DATA LINES:
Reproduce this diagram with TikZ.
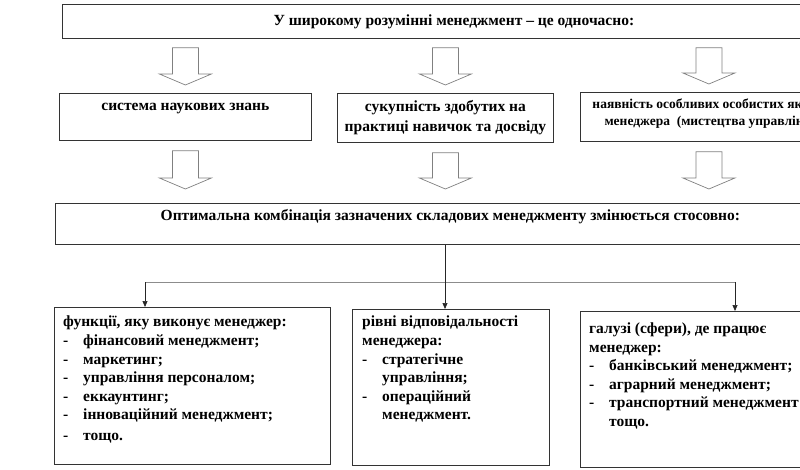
\documentclass[tikz,border=0pt]{standalone}
\usepackage{fontspec}
\setmainfont{Liberation Serif}
\usetikzlibrary{calc,arrows.meta}
\newcommand{\blockarrow}[2]{\draw[hollow] let \p1=#1, \p2=#2 in (\x2-13pt,\y1) -- (\x2+13pt,\y1) -- (\x2+13pt,\y2+11pt) -- (\x2+26pt,\y2+11pt) -- (\x2,\y2) -- (\x2-26pt,\y2+11pt) -- (\x2-13pt,\y2+11pt) -- cycle;}
\newcommand{\itm}{\makebox[20pt][l]{-}}
\newcommand{\itmgap}{\hspace*{20pt}}
\tikzset{
	panel/.style={draw=black!80, line width=0.8pt, anchor=north west, inner sep=0pt},
	headline/.style={inner sep=0pt, align=center, font=\bfseries\fontsize{15.5}{20}\selectfont},
	body/.style={anchor=north west, inner sep=0pt, align=left, font=\bfseries\fontsize{15.5}{18.6}\selectfont},
	hollow/.style={draw=black!50, fill=white, line width=0.7pt},
	bus/.style={draw=black!45, line width=0.9pt},
	link/.style={draw=black!85, line width=0.7pt, -{Triangle[length=6pt,width=5pt]}}
}

\begin{document}
\begin{tikzpicture}[x=1pt, y=-1pt]
			%%%%% START %%%%%
			
			\useasboundingbox (0,0) rectangle (800,469);
			\clip (0,0) rectangle (800,469);
			
			\node[panel, headline, minimum width=783, minimum height=34] (top) at (62,4) {У широкому розумінні менеджмент -- це одночасно:};
			
			\node[panel, minimum width=252, minimum height=47] (sys) at (59,93) {};
			\node[headline] (sys-txt) at ($(sys.north)+(0,16)$) {система наукових знань};
			\node[panel, headline, minimum width=216, minimum height=49] (skill) at (337,93) {сукупність здобутих на\\практиці навичок та досвіду};
			\node[panel, minimum width=257, minimum height=49] (art) at (580,92) {};
			\node[headline, font=\bfseries\fontsize{13.5}{17}\selectfont] (art-txt) at ($(art.north)+(5,21.5)$) {наявність особливих особистих якостей\\менеджера~~(мистецтва управління)};
			
			\blockarrow{($(top.south -| sys.north)+(0,9)$)}{($(sys.north)+(0,-8)$)}
			\blockarrow{($(top.south -| skill.north)+(0,9)$)}{($(skill.north)+(0,-8)$)}
			\blockarrow{($(top.south -| art.north)+(0,9)$)}{($(art.north)+(0,-8)$)}
			
			\node[panel, minimum width=790, minimum height=41] (opt) at (55,203) {};
			\node[headline] (opt-txt) at ($(opt.north)+(0,14)$) {Оптимальна комбінація зазначених складових менеджменту змінюється стосовно:};
			
			\blockarrow{($(sys.south)+(0,10)$)}{($(opt.north -| sys.south)+(0,-14)$)}
			\blockarrow{($(skill.south)+(0,10)$)}{($(opt.north -| skill.south)+(0,-14)$)}
			\blockarrow{($(art.south)+(0,10)$)}{($(opt.north -| art.south)+(0,-14)$)}
			
			\node[panel, minimum width=276, minimum height=157] (funk) at (54,307) {};
			\node[body] (funk-txt) at ($(funk.north west)+(9,9)$) {функції, яку виконує менеджер:\\\itm фінансовий менеджмент;\\\itm маркетинг;\\\itm управління персоналом;\\\itm еккаунтинг;\\\itm інноваційний менеджмент;\\[1.5pt]\itm тощо.};
			
			\node[panel, minimum width=197, minimum height=156] (rivni) at (352,309) {};
			\node[body] (rivni-txt) at ($(rivni.north west)+(10,7)$) {рівні відповідальності\\менеджера:\\\itm стратегічне\\\itmgap управління;\\\itm операційний\\\itmgap менеджмент.};
			
			\node[panel, minimum width=225, minimum height=156] (haluz) at (580,311) {};
			\node[body] (haluz-txt) at ($(haluz.north west)+(9,11.5)$) {галузі (сфери), де працює\\менеджер:\\\itm банківський менеджмент;\\\itm аграрний менеджмент;\\\itm транспортний менеджмент\\\itmgap тощо.};
			
			\coordinate (fork) at (445,282);
			\coordinate (busL) at (145,282);
			\coordinate (busR) at (735,282);
			\draw[bus] (busL) -- (busR);
			\draw[link] (opt.south -| fork) -- (rivni.north -| fork);
			\draw[link] (busL) -- (funk.north -| busL);
			\draw[link] (busR) -- (haluz.north -| busR);
			
			%%%%% END %%%%%
\end{tikzpicture}
\end{document}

WORK TO COMPLETE:
Repeat the lines exactly as they stand, from the opening line of the data through the line with "(art-txt) at ($(art.north)+(5,21.5)$)". Pictures stay out of the copy.

FULL RESPONSE:
Reproduce this diagram with TikZ.
\documentclass[tikz,border=0pt]{standalone}
\usepackage{fontspec}
\setmainfont{Liberation Serif}
\usetikzlibrary{calc,arrows.meta}
\newcommand{\blockarrow}[2]{\draw[hollow] let \p1=#1, \p2=#2 in (\x2-13pt,\y1) -- (\x2+13pt,\y1) -- (\x2+13pt,\y2+11pt) -- (\x2+26pt,\y2+11pt) -- (\x2,\y2) -- (\x2-26pt,\y2+11pt) -- (\x2-13pt,\y2+11pt) -- cycle;}
\newcommand{\itm}{\makebox[20pt][l]{-}}
\newcommand{\itmgap}{\hspace*{20pt}}
\tikzset{
	panel/.style={draw=black!80, line width=0.8pt, anchor=north west, inner sep=0pt},
	headline/.style={inner sep=0pt, align=center, font=\bfseries\fontsize{15.5}{20}\selectfont},
	body/.style={anchor=north west, inner sep=0pt, align=left, font=\bfseries\fontsize{15.5}{18.6}\selectfont},
	hollow/.style={draw=black!50, fill=white, line width=0.7pt},
	bus/.style={draw=black!45, line width=0.9pt},
	link/.style={draw=black!85, line width=0.7pt, -{Triangle[length=6pt,width=5pt]}}
}

\begin{document}
\begin{tikzpicture}[x=1pt, y=-1pt]
			%%%%% START %%%%%
			
			\useasboundingbox (0,0) rectangle (800,469);
			\clip (0,0) rectangle (800,469);
			
			\node[panel, headline, minimum width=783, minimum height=34] (top) at (62,4) {У широкому розумінні менеджмент -- це одночасно:};
			
			\node[panel, minimum width=252, minimum height=47] (sys) at (59,93) {};
			\node[headline] (sys-txt) at ($(sys.north)+(0,16)$) {система наукових знань};
			\node[panel, headline, minimum width=216, minimum height=49] (skill) at (337,93) {сукупність здобутих на\\практиці навичок та досвіду};
			\node[panel, minimum width=257, minimum height=49] (art) at (580,92) {};
			\node[headline, font=\bfseries\fontsize{13.5}{17}\selectfont] (art-txt) at ($(art.north)+(5,21.5)$) {наявність особливих особистих якостей\\менеджера~~(мистецтва управління)};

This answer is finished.